What JPMorgan Chase does to develop female tech leaders
JPMorgan Chase may have found part of the solution to the tech talent crunch — and a way to diversify its workforce in the process.
In a sector where banks compete with big-name tech companies and brash startups for the best employees, Lori Beer, the company’s global chief information officer, has championed a program called Tech Connect to seek talent from untapped pools. So far, 200 people have graduated from Tech Connect and the majority are women, according to Beer.
“Tech Connect has brought in some great women technologists who might have otherwise embarked on a completely different career path,” she said.
Tech Connect is a training program for aspiring software engineers who do not have computer science or computer engineering backgrounds. In other words, it teaches non-techies to become techies.
After six weeks of immersion in the Java programming language through Tech Connect, graduates move on to JPMorgan Chase’s own software engineering program. Here they learn about the banking business and more about development methods, and quickly start working on software projects. Assignments run the gamut — design, analytics, coding and testing.
Extra effort to recruit top female technologists is necessary, in part because there are so few of them. According to the National Center for Women and Information Technology, 26% of professional computing jobs in the U.S. workforce were held by women in 2017 — including 5% by Asian women, 3% by African-American women, and 1% by Hispanic women. And those numbers don’t seem poised to start going up, considering that women earn only 12% of computer science degrees, according to Girls Who Code.
Last year, 17% of Fortune 500 chief information officers were women. That includes Beer, who has been global CIO at JPMorgan Chase since September 2017. She oversees an operation that has 50,000 technologists and a budget of $10.8 billion.
Though she declined to share how many women are in her group, 49% of JPMorgan Chase employees overall are women, including 17% of those at the senior level.
Beer said recruiting and nurturing diverse female tech talent is a priority for her, and the company has several programs in place to support that goal.
Another initiative, the Technology Executive Leaders Program, was created in 2013. It’s a course held on-site that’s intended to help female tech employees become “exceptional leaders."

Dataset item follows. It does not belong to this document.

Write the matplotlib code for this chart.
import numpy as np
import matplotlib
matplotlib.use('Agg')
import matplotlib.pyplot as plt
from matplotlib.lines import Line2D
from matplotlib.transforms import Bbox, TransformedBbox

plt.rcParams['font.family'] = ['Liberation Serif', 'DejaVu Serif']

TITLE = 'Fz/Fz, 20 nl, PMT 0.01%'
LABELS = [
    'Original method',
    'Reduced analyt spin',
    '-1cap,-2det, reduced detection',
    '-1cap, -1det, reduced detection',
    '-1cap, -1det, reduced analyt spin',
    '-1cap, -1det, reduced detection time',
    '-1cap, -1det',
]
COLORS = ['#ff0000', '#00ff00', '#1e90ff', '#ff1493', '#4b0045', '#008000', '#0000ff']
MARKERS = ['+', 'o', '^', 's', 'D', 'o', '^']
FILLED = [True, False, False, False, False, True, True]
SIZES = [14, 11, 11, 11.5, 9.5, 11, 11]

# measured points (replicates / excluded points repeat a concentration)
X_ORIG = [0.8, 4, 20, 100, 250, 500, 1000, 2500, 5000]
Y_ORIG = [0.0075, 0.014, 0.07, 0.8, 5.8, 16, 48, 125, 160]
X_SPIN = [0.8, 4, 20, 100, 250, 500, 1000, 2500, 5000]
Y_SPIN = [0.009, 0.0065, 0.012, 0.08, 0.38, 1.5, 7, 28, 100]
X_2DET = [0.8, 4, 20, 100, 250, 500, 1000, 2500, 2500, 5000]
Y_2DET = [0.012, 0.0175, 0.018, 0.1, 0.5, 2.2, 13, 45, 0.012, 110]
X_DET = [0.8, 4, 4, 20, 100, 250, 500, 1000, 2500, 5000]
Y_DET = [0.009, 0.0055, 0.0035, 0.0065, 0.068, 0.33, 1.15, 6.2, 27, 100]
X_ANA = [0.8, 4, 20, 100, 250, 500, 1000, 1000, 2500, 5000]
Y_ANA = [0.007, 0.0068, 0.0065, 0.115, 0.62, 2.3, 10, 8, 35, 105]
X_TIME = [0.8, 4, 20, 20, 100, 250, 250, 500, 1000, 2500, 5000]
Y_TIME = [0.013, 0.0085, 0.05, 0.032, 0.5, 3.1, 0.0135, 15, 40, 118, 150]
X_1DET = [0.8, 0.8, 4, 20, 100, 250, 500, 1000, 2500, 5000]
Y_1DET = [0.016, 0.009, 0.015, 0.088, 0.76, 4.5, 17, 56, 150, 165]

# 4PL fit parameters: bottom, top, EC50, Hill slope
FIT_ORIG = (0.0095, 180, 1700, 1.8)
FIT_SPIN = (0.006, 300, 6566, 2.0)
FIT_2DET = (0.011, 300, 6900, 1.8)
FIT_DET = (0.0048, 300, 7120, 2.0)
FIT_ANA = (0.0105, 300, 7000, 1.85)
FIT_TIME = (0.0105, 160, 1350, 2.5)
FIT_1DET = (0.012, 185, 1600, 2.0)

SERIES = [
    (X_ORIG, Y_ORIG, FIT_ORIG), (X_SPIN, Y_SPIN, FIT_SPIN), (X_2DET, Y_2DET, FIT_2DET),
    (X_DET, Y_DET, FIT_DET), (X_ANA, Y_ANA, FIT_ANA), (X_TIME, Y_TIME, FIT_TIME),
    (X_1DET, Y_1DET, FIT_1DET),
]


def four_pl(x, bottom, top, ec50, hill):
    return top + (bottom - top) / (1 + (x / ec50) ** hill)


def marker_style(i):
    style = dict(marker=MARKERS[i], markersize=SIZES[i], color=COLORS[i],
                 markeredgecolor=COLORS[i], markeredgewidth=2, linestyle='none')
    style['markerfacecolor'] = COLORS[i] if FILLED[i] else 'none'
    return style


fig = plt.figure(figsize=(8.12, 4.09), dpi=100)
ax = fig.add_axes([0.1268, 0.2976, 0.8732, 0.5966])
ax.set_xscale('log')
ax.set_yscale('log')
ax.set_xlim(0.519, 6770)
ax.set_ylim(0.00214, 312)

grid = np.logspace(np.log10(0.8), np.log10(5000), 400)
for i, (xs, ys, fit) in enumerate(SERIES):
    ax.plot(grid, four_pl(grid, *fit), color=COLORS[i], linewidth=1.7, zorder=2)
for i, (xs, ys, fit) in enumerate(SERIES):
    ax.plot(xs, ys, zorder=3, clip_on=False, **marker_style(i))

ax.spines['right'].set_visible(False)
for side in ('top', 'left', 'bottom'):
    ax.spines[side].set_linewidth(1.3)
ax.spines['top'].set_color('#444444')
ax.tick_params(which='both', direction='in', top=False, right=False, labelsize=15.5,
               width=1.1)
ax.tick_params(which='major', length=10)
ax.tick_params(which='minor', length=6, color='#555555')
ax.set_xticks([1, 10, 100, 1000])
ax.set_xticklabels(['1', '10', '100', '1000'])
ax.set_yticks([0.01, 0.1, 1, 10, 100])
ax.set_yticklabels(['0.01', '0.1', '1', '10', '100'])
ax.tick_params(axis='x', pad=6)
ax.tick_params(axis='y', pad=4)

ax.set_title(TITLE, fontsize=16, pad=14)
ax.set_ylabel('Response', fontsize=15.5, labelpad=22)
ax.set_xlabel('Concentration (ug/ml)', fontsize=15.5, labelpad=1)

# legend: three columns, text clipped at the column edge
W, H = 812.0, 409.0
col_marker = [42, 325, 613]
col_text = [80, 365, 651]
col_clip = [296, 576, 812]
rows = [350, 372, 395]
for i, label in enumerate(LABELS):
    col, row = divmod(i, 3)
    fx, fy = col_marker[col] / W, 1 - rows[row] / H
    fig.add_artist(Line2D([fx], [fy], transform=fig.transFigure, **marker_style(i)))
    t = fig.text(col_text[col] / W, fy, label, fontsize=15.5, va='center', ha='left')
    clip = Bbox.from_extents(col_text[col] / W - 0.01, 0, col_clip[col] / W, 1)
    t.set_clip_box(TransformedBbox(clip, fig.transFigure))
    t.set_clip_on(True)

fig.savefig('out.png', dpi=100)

Tiffany Polk, who is now managing director in global technology, is among those who have benefited. She and about 25 other women in the global tech division went through this program, which they refer to as TELP, for six months in New York.

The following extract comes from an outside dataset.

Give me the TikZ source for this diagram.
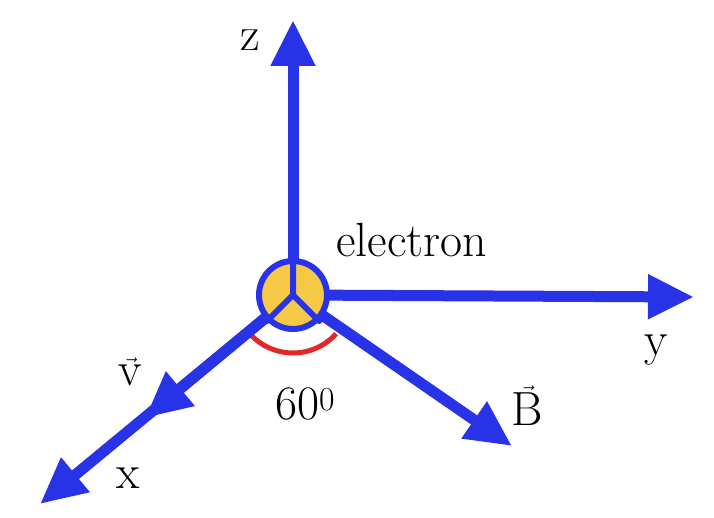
\documentclass[tikz,border=0pt]{standalone}
\usepackage{fontspec}
\usetikzlibrary{arrows.meta}
\definecolor{axblue}{RGB}{40,50,230}
\definecolor{eyellow}{RGB}{245,200,70}
\definecolor{arcred}{RGB}{225,40,40}
\tikzset{
  >={Triangle[length=46pt,width=42pt]},
  ax/.style={draw=axblue, line width=11pt, ->, color=axblue},
  lb/.style={font=\fontsize{48}{54}\selectfont, inner sep=0pt}
}
\begin{document}
\begin{tikzpicture}[x=1pt, y=-1pt]
  \useasboundingbox (0,0) rectangle (714,518);
  \coordinate (o) at (293,295);
  \coordinate (zt) at (293,20);
  \coordinate (yt) at (694,297);
  \coordinate (xt) at (40,504);
  \coordinate (vt) at (145,418);
  \coordinate (bt) at (512,446);
  \draw[arcred, line width=5pt] (o) ++(42:58) arc[start angle=42, end angle=138, radius=58];
  \draw[ax] (o) -- (zt);
  \draw[ax] (o) -- (yt);
  \draw[ax] (o) -- (xt);
  \draw[ax] (o) -- (vt);
  \draw[ax] (o) -- (bt);
  \node[circle, minimum size=68pt, fill=eyellow, draw=axblue, line width=6pt] (e) at (o) {};
  \draw[axblue, line width=6pt, line cap=round] (e.center) -- (e.north) (e.center) -- (e.south west) (e.center) -- (e.south east);
  \node[lb] (zl) at (250,40) {z};
  \node[lb] (el) at (412,240) {electron};
  \node[lb] (yl) at (656,350) {y};
  \node[lb] (vl) at (130,372) {$\vec{\mathrm{v}}$};
  \node[lb] (al) at (305,404) {60\textsuperscript{0}};
  \node[lb] (bl) at (527,406) {$\vec{\mathrm{B}}$};
  \node[lb] (xl) at (128,478) {x};
\end{tikzpicture}
\end{document}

They honed their public speaking skills through improv class, and colleagues critiqued their presentations, which were typically videotaped. The program also gave Polk and her classmates more exposure to senior executives, who would brief them on the company’s strategy in areas like finance and real estate.
One of the TELP sponsors was Saul Van Beurden, the CIO for consumer community banking. “Saul became an excellent advocate and sponsor for me after that; we were able to develop a relationship that probably would not have happened without TELP,” Polk said.

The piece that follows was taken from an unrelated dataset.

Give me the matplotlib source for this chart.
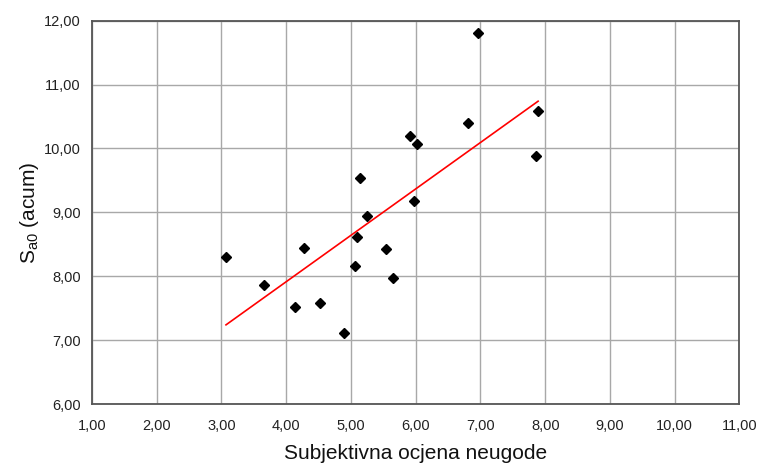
import matplotlib
matplotlib.use("Agg")
import matplotlib.pyplot as plt
import numpy as np
from matplotlib.ticker import FuncFormatter, MultipleLocator

plt.rcParams['font.family'] = ['Liberation Sans', 'DejaVu Sans']

x_vals = [3.07, 3.66, 4.14, 4.28, 4.52, 4.89, 5.06, 5.09, 5.14, 5.25, 5.54, 5.65,
          5.91, 5.97, 6.02, 6.81, 6.96, 7.86, 7.89]
y_vals = [8.30, 7.86, 7.52, 8.45, 7.58, 7.11, 8.16, 8.61, 9.54, 8.94, 8.43, 7.97,
          10.19, 9.18, 10.07, 10.40, 11.81, 9.88, 10.59]
trend_x = [3.07, 7.89]
trend_y = [7.24, 10.74]

fig = plt.figure(figsize=(7.6, 4.65), dpi=100)
ax = fig.add_axes([0.121, 0.131, 0.852, 0.8245])

ax.plot(trend_x, trend_y, color='#ff0000', lw=1.2, zorder=3)
ax.plot(x_vals, y_vals, linestyle='none', marker='D', color='black', markersize=5.5, zorder=4)

ax.set_xlim(1, 11)
ax.set_ylim(6, 12)
ax.xaxis.set_major_locator(MultipleLocator(1))
ax.yaxis.set_major_locator(MultipleLocator(1))
fmt = FuncFormatter(lambda v, p: f"{v:.2f}".replace('.', ','))
ax.xaxis.set_major_formatter(fmt)
ax.yaxis.set_major_formatter(fmt)
ax.grid(True, color='#a8a8a8', lw=1.0)
ax.set_axisbelow(True)
ax.tick_params(length=0, labelsize=10.5, colors='#222222', pad=11)
ax.tick_params(axis='y', pad=8)
for s in ax.spines.values():
    s.set_color('#555555')
    s.set_linewidth(1.3)

ax.set_xlabel('Subjektivna ocjena neugode', fontsize=15, color='#111111', labelpad=8)
ax.set_ylabel('S$_{\\mathregular{a0}}$ (acum)', fontsize=15, color='#111111', labelpad=2)

fig.savefig('out.png', dpi=100)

See the other 2018 Top Teams:
Polk credits her ability to advance at JPMorgan Chase to a women’s sponsorship program and TELP.
“A lot of what it takes to get to the managing director level is attributable to the exposure I was able to get through TELP,” she said.
Another program, called Take IT Forward, aims to build a pipeline of women in technology who are ready to advance to bigger positions. It provides career advice, training and networking for junior and mid-level technologists.
Additionally, the company holds a three-day instructor-led training course designed for women at the associate and vice president level.
Though many bankers complain about the difficulty of hiring tech talent (one bank CIO referred to it as “hand-to-hand combat”), Beer does not.
“We’re pretty successful bringing in top tech talent,” she said. “But as technology continues to evolve at a faster pace every day, there’s more competition for the best talent.”
Headquarters: New York
Assets at June 30: $2.2 trillion
Return on equity: 12.68%
Return on assets: 1.25%
Female representation among corporate officers: 36%
Female representation on operating committee: 50%
The team: Anu Aiyengar, Lori Beer, Joyce Chang, Kelly Coffey, Thasunda Duckett, Mary Callahan Erdoes, Stacey Friedman, Teresea Heitsenrether, Kelli Keough, Marianne Lake, Kristin Lemkau, Robin Leopold, Emma Loftus, Sandie O'Connor, Jennifer Piepszak
JPMorgan Chase also had a Top Team win in 2016.